Customers Want Interraction And Prefer Video Game To Movies

Customers has been using for years now interactive media, especially the Internet. New social media like Facebook or Youtube, ambition to connect users with people they like. This is the future of entertainment. User are taking the power over big media corporation.

But social media is not the only medium that propose to people a high interaction level.

According to the latest survey, 53 per cent of individuals in the United States have been to the movies in the past 6 months, and 63 per cent (2 out of 3) have stayed at home choosing to rather play a video game. In addition, as far as to other forms of entertainment, 94 per cent of Americans reported to have listened to music, while other 6 per cent claimed not to have listened to any music in the past half a year.
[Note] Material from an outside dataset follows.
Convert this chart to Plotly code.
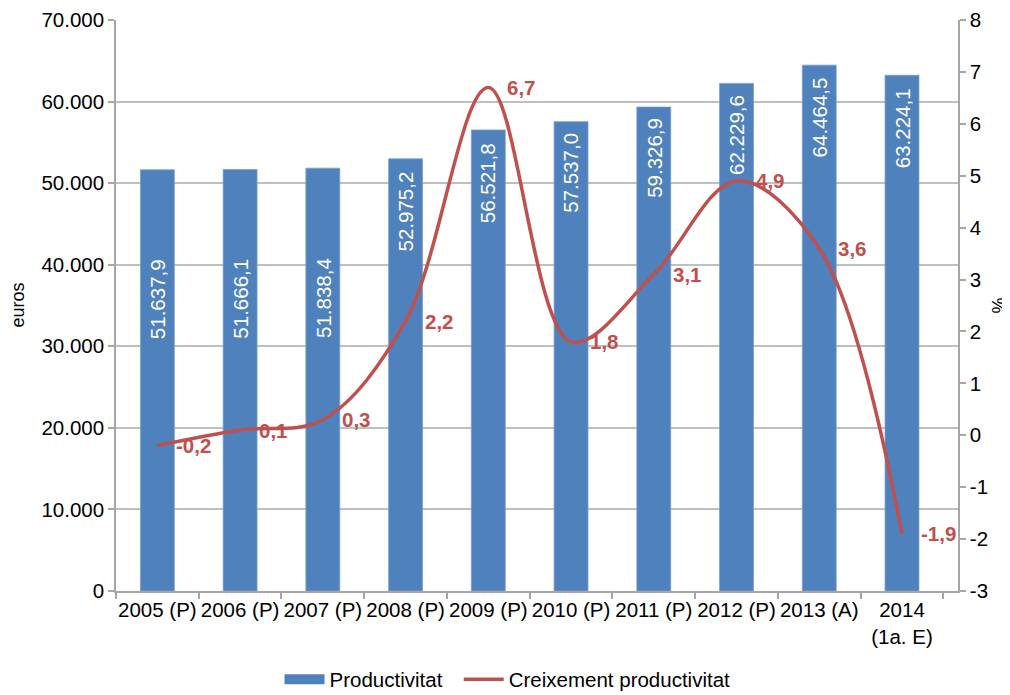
import plotly.graph_objects as go

# ---- data ----
categories = ["2005 (P)", "2006 (P)", "2007 (P)", "2008 (P)", "2009 (P)",
              "2010 (P)", "2011 (P)", "2012 (P)", "2013 (A)", "2014<br>(1a. E)"]
productivitat = [51637.9, 51666.1, 51838.4, 52975.2, 56521.8,
                 57537.0, 59326.9, 62229.6, 64464.5, 63224.1]
creixement = [-0.2, 0.1, 0.3, 2.2, 6.7, 1.8, 3.1, 4.9, 3.6, -1.9]
pct_ticks = [-3, -2, -1, 0, 1, 2, 3, 4, 5, 6, 7, 8]
pct_ticktext = ["-3", "-2", "-1", "0", "1", "2", "3", "4", "5", "6", "7", "8"]

# label placement (pixels below bar top for the value labels inside bars)
bar_label_drop = [129, 129, 130, 53, 53, 51, 51, 52, 52, 53]

BLUE = "#4F81BD"
RED = "#C0504D"
AXIS = "#A6A6A6"
GRID = "#BFBFBF"
FONT = "Liberation Sans, Arial, sans-serif"
FS = 20.5

fig = go.Figure()
fig.add_trace(go.Bar(
    x=categories, y=productivitat, name="Productivitat",
    marker=dict(color=BLUE, line=dict(color="#7A9FCF", width=0.8)),
    yaxis="y", hoverinfo="skip", showlegend=False,
))
# legend swatch for the bars (wide rectangle as in the original legend)
fig.add_trace(go.Scatter(
    x=[None], y=[None], name="Productivitat\u00a0\u00a0", mode="lines",
    line=dict(color=BLUE, width=12), yaxis="y", hoverinfo="skip",
))
fig.add_trace(go.Scatter(
    x=categories, y=creixement, name="Creixement productivitat",
    mode="lines", line=dict(color=RED, width=3.5, shape="spline", smoothing=1.0),
    yaxis="y2", hoverinfo="skip",
))

annotations = []
for c, v, d in zip(categories, productivitat, bar_label_drop):
    s = f"{v:,.1f}".replace(",", "X").replace(".", ",").replace("X", ".")
    annotations.append(dict(
        x=c, y=v, xref="x", yref="y", text=s, showarrow=False,
        textangle=-90, xanchor="center", yanchor="middle", yshift=-d,
        font=dict(family=FONT, size=FS, color="white"),
    ))
for c, v in zip(categories, creixement):
    s = f"{v:.1f}".replace(".", ",")
    annotations.append(dict(
        x=c, y=v, xref="x", yref="y2", text=s, showarrow=False,
        xanchor="left", yanchor="middle", xshift=17,
        font=dict(family=FONT, size=20.5, color=RED, weight="bold"),
    ))
# axis titles
annotations.append(dict(
    x=0, y=0.5, xref="paper", yref="paper", xshift=-99, text="euros",
    xanchor="center", yanchor="middle",
    showarrow=False, textangle=-90, font=dict(family=FONT, size=18),
))
annotations.append(dict(
    x=1, y=0.5, xref="paper", yref="paper", xshift=40, text="%",
    xanchor="center", yanchor="middle",
    showarrow=False, textangle=-90, font=dict(family=FONT, size=18),
))

fig.update_layout(
    width=1010, height=695,
    margin=dict(l=108, r=60, t=12, b=112, autoexpand=False),
    paper_bgcolor="white", plot_bgcolor="white",
    font=dict(family=FONT, size=FS, color="black"),
    separators=",.",
    bargap=0.59,
    showlegend=True,
    legend=dict(orientation="h", x=0.465, xanchor="center", y=-0.155,
                yanchor="middle", font=dict(size=FS), itemwidth=40,
                bgcolor="rgba(0,0,0,0)"),
    xaxis=dict(type="category", showline=True, linecolor=AXIS, linewidth=1.5,
               ticks="outside", tickson="boundaries", ticklen=6,
               tickcolor=AXIS, tickwidth=1.5, showgrid=False,
               tickangle=0, automargin=False,
               tickfont=dict(size=FS)),
    yaxis=dict(range=[0, 70000], dtick=10000, tickformat=",.0f",
               showgrid=True, gridcolor=GRID, gridwidth=1.5,
               showline=True, linecolor=AXIS, linewidth=1.5,
               ticks="outside", ticklen=6, tickcolor=AXIS, tickwidth=1.5,
               zeroline=False, tickfont=dict(size=FS), automargin=False),
    yaxis2=dict(range=[-3, 8], tickmode="array", tickvals=pct_ticks,
                ticktext=pct_ticktext, overlaying="y", side="right",
                showgrid=False, showline=True, linecolor=AXIS, linewidth=1.5,
                ticks="outside", ticklen=6, tickcolor=AXIS, tickwidth=1.5,
                zeroline=False, tickfont=dict(size=FS), automargin=False),
    annotations=annotations,
)

fig.write_html("out.html")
"Video games account for one-third of the average monthly consumer spending in the United States for core entertainment content, including music, video and games," said Anita Frazier, games industry analyst for NPD. "While a portion of that share stems from the premium price of console games, we are also seeing an overall increase in the number of people participating in gaming year-over-year," she added.

This is the evidence people have changed they want to take part into the action. That is the main reason why we have seen the video game industry emerges as one of the most important entertaining kind nowadays.

Indeed as piracy is contaminating traditional artistic contain (video and music), video games are harder to pirate, but also provides a higer merging rate.

the average game player spent more that 38 dollars, on average, every month on "all types of gaming content" in the 3 months leading up to March this year. The report indicated that consumers spent approximately $160 in total per person, on a monthly basis, the majority of which being spend on TV (cable and/or satellite) as well as Internet access. Still, it is about 25 per cent of U.S. consumer monthly entertainment spending that has been snapped up by video gaming.

The video game industry explosion is a simple example of customers willing to take control over content, and to interact.